§ What the exercise asks:
Tally how many lines of these entries hold the string "this". Return the number alone.

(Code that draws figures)
►

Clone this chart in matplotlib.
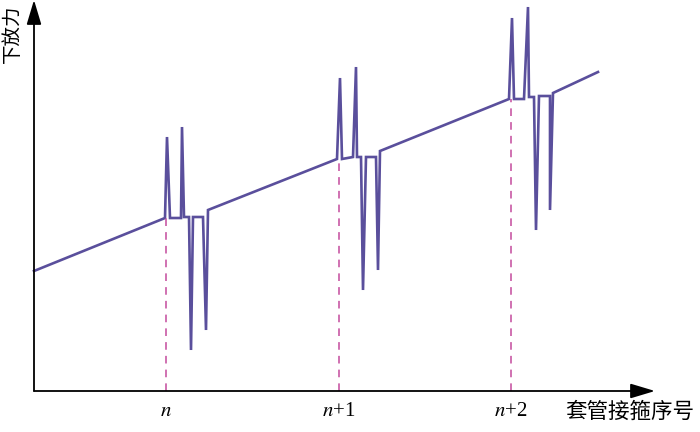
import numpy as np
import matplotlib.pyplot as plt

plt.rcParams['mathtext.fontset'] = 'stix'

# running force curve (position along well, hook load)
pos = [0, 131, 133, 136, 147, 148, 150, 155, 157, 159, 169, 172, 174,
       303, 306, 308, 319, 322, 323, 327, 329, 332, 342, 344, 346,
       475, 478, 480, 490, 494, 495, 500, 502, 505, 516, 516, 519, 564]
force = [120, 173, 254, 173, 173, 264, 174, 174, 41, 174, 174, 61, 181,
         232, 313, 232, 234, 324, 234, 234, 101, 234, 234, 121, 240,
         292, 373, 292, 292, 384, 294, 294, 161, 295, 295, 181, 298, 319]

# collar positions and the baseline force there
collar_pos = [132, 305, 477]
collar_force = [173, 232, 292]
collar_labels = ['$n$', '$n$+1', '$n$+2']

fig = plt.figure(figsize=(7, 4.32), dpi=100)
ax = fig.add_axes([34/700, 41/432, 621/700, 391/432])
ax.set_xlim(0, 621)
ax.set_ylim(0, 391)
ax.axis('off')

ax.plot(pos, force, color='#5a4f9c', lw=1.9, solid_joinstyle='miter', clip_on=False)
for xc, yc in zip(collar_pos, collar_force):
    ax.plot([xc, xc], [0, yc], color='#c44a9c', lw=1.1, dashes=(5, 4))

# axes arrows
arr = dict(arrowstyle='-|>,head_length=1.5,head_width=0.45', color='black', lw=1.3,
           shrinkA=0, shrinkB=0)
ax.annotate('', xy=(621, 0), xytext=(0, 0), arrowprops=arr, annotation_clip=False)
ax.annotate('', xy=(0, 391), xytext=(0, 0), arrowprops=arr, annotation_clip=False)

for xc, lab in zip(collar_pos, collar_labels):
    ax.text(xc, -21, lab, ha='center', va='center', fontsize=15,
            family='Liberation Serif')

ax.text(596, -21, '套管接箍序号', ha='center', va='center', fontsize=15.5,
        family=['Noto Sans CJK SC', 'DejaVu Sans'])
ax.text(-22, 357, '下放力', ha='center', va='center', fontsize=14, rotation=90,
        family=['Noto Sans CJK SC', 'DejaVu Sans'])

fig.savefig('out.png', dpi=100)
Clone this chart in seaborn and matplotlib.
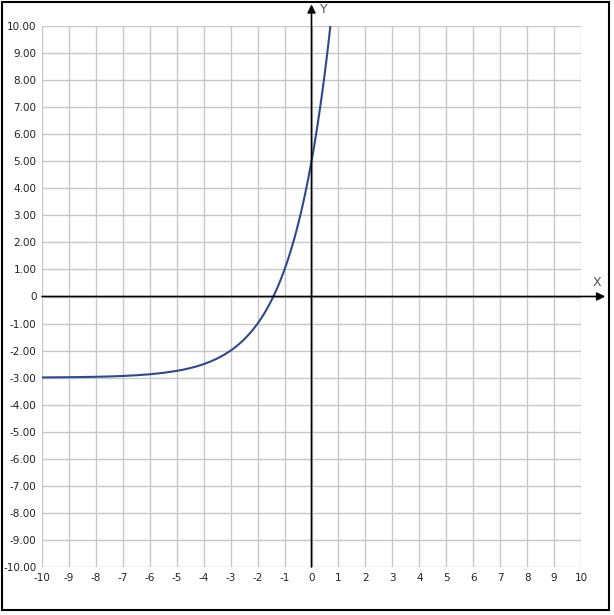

◄

§ Final answer:
2